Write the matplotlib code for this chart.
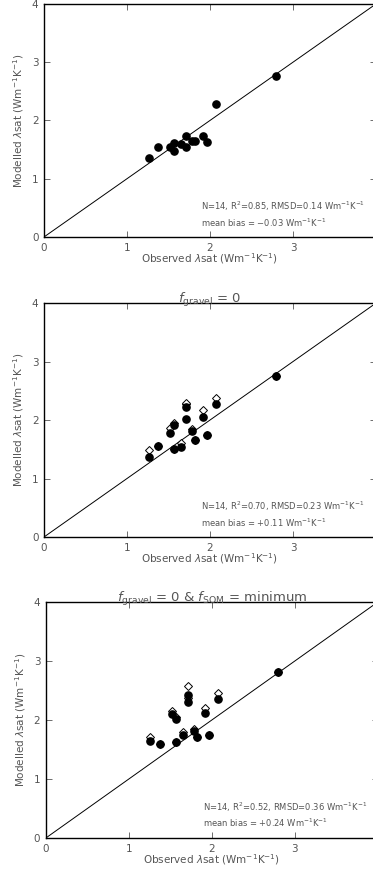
import matplotlib
matplotlib.use("Agg")
import matplotlib.pyplot as plt

# observed saturated thermal conductivity (same sites in every panel)
observed = [1.26, 1.37, 1.52, 1.57, 1.57, 1.65, 1.71, 1.71, 1.78, 1.82, 1.92, 1.96, 2.07, 2.80]

# panel 1: default model
modelled_1 = [1.35, 1.55, 1.55, 1.62, 1.48, 1.60, 1.73, 1.55, 1.64, 1.64, 1.74, 1.63, 2.28, 2.77]

# panel 2: f_gravel = 0
modelled_2 = [1.37, 1.56, 1.77, 1.91, 1.50, 1.54, 2.02, 2.23, 1.82, 1.66, 2.05, 1.74, 2.28, 2.76]
open_2 = [1.48, 1.56, 1.86, 1.95, 1.50, 1.61, 2.28, 2.30, 1.85, 1.66, 2.17, 1.74, 2.37, 2.76]

# panel 3: f_gravel = 0 & f_SOM = minimum
modelled_3 = [1.65, 1.59, 2.10, 2.01, 1.63, 1.74, 2.31, 2.43, 1.82, 1.71, 2.11, 1.75, 2.36, 2.82]
open_3 = [1.72, 1.59, 2.16, 2.05, 1.63, 1.79, 2.37, 2.58, 1.85, 1.71, 2.21, 1.75, 2.45, 2.82]

titles = ["", r"$f_{\rm gravel}$ = 0", r"$f_{\rm gravel}$ = 0 & $f_{\rm SOM}$ = minimum"]
stats = ["N=14, R$^2$=0.85, RMSD=0.14 Wm$^{-1}$K$^{-1}$",
         "N=14, R$^2$=0.70, RMSD=0.23 Wm$^{-1}$K$^{-1}$",
         "N=14, R$^2$=0.52, RMSD=0.36 Wm$^{-1}$K$^{-1}$"]
biases = ["mean bias = $-$0.03 Wm$^{-1}$K$^{-1}$",
          "mean bias = +0.11 Wm$^{-1}$K$^{-1}$",
          "mean bias = +0.24 Wm$^{-1}$K$^{-1}$"]

grey = "#555555"
plt.rcParams["font.family"] = ["DejaVu Sans"]
plt.rcParams["mathtext.fontset"] = "dejavusans"

fig = plt.figure(figsize=(3.73, 8.76), dpi=100)
boxes = [(0.118, 0.7295, 0.890, 0.266),
         (0.118, 0.387, 0.890, 0.267),
         (0.123, 0.0434, 0.890, 0.2694)]
filled = [modelled_1, modelled_2, modelled_3]
opens = [None, open_2, open_3]

for i, box in enumerate(boxes):
    ax = fig.add_axes(box)
    ax.plot([0, 4], [0, 4], color="black", lw=0.7)
    if opens[i] is not None:
        ax.plot(observed, opens[i], "D", ms=4.2, mfc="white", mec="black", mew=0.7, ls="none")
    ax.plot(observed, filled[i], "o", ms=5.2, color="black", ls="none")
    ax.set_xlim(0, 4)
    ax.set_ylim(0, 4)
    ax.set_xticks([0, 1, 2, 3])
    ax.set_yticks([0, 1, 2, 3, 4])
    ax.tick_params(direction="in", top=True, right=True, length=4, width=0.6,
                   color=grey, labelcolor=grey, labelsize=7.5, pad=4)
    for s in ax.spines.values():
        s.set_linewidth(1.0)
    ax.set_xlabel(r"Observed $\lambda$sat (Wm$^{-1}$K$^{-1}$)", color=grey, fontsize=7.5, labelpad=-1)
    ax.set_ylabel(r"Modelled $\lambda$sat (Wm$^{-1}$K$^{-1}$)", color=grey, fontsize=7.5, labelpad=4)
    ax.text(1.89, 0.52, stats[i], color=grey, fontsize=6.0, ha="left", va="center")
    ax.text(1.89, 0.25, biases[i], color=grey, fontsize=6.0, ha="left", va="center")
    if titles[i]:
        ax.set_title(titles[i], color=grey, fontsize=9.5, pad=0)

fig.savefig("out.png", dpi=100)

==================================================

Your objective: Each line that holds the string "matplotlib" counts once; give the total and nothing else.

Result below: 4